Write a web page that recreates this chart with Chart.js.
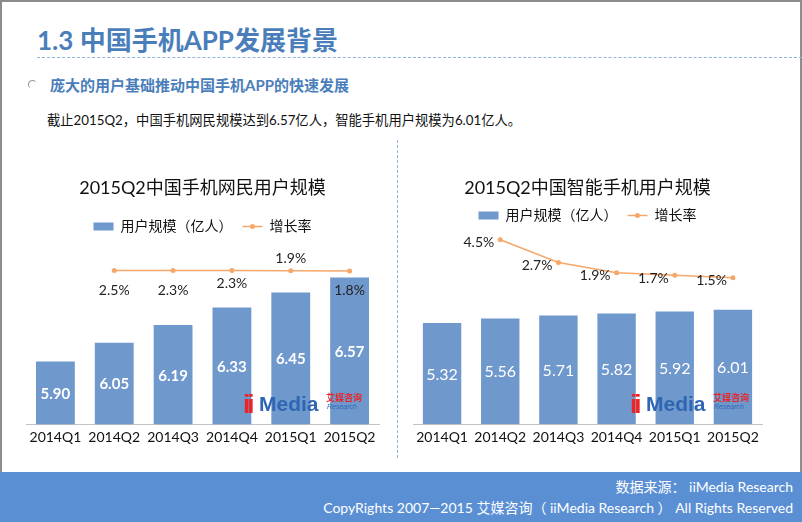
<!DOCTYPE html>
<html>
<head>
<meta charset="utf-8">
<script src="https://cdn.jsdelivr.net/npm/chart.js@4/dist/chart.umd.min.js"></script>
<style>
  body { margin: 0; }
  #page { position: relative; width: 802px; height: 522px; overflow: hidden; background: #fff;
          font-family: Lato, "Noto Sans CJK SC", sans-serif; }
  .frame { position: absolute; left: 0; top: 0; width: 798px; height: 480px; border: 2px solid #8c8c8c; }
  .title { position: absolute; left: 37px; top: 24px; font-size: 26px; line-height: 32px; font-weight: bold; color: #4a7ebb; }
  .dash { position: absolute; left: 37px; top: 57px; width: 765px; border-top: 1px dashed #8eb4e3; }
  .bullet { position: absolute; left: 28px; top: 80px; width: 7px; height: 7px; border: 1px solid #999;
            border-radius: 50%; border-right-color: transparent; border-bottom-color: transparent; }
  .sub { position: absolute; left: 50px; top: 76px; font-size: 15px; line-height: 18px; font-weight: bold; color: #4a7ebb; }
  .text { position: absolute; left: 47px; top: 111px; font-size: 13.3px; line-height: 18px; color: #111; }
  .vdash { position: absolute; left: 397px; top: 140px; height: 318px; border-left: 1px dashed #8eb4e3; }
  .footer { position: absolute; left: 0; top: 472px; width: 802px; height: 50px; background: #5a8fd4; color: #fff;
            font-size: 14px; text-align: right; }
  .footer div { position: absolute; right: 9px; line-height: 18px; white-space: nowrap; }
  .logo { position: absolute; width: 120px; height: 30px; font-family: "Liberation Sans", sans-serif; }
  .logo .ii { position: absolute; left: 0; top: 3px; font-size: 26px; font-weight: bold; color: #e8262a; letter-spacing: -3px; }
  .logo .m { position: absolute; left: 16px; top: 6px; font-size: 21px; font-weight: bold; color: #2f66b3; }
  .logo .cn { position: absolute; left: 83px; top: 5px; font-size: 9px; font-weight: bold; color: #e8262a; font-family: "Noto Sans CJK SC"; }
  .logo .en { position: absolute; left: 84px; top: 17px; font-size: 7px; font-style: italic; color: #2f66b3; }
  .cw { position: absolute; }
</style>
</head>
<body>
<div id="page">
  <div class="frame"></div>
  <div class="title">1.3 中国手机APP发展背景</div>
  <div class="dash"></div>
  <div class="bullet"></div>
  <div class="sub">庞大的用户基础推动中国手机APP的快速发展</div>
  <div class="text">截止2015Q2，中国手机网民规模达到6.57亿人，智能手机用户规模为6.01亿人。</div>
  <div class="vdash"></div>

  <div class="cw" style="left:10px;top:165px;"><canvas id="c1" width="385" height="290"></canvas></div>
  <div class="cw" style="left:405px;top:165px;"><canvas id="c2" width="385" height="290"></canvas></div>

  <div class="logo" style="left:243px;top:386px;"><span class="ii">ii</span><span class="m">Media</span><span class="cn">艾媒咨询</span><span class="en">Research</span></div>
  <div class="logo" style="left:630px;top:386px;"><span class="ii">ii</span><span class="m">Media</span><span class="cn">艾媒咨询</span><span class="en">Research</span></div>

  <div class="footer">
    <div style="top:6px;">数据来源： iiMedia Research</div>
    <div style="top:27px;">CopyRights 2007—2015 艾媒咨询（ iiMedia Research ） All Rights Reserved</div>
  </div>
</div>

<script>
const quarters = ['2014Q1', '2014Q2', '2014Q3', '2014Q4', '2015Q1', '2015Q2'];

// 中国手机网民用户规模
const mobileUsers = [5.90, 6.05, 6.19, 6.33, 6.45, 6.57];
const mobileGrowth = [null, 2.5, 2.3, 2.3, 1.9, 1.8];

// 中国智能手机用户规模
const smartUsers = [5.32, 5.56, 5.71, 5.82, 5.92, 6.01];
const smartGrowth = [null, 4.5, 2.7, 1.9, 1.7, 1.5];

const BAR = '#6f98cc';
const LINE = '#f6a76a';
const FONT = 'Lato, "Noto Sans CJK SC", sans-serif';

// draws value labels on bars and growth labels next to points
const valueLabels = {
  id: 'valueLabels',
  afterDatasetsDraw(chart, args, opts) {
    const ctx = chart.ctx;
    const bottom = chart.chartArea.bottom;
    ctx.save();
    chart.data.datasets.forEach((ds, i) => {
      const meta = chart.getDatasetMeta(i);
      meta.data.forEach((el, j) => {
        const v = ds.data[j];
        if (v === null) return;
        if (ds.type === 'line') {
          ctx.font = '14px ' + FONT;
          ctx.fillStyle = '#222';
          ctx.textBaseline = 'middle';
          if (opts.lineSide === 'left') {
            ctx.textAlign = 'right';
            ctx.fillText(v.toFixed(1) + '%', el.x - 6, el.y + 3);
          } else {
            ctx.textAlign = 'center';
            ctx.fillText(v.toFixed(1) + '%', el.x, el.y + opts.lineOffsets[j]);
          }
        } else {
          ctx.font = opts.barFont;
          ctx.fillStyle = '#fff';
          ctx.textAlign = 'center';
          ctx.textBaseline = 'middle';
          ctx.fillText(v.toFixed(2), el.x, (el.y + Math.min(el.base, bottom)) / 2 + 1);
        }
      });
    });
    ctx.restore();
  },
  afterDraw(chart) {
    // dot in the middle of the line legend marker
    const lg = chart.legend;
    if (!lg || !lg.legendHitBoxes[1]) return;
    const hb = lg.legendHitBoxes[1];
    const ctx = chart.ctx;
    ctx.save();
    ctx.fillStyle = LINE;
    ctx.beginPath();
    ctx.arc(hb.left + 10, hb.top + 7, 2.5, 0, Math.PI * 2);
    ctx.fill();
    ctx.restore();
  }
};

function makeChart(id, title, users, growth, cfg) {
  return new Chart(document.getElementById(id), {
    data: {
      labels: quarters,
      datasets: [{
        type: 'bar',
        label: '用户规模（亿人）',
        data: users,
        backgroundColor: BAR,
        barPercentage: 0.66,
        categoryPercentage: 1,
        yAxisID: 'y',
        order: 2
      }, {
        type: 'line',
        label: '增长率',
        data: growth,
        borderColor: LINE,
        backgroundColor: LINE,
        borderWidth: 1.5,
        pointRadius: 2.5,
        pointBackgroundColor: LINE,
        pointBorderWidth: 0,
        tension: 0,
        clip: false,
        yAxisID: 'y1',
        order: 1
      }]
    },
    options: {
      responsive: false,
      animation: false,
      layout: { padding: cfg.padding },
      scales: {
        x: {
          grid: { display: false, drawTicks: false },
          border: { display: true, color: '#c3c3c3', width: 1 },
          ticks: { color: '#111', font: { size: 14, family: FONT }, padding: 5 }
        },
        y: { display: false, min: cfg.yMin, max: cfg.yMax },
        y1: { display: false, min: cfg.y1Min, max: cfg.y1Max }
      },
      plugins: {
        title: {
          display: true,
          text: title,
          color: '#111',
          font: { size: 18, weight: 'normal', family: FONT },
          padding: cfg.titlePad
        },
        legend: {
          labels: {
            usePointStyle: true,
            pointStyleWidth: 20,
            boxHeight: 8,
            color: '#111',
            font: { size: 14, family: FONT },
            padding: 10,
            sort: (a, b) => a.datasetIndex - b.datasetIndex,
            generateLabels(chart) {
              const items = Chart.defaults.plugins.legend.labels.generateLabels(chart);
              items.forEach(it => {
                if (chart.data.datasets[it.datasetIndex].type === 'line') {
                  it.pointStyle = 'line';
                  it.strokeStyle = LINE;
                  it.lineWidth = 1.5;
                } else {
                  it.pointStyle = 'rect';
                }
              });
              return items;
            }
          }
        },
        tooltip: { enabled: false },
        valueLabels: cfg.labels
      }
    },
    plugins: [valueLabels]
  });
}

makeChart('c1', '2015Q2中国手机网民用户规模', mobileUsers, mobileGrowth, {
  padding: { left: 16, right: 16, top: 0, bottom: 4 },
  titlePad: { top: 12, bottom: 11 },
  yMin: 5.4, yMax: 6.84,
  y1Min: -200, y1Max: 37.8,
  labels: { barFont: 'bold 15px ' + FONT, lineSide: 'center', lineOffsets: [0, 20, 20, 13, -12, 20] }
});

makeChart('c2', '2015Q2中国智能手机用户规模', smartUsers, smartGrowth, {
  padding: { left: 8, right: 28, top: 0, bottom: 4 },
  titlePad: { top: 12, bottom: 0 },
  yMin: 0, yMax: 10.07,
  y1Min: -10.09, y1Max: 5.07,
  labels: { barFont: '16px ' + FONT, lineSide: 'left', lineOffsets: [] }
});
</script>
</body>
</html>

Task to complete:
Gather each line that holds "page".

Exercise output:
Write a web page that recreates this chart with Chart.js.
  #page { position: relative; width: 802px; height: 522px; overflow: hidden; background: #fff;
<div id="page">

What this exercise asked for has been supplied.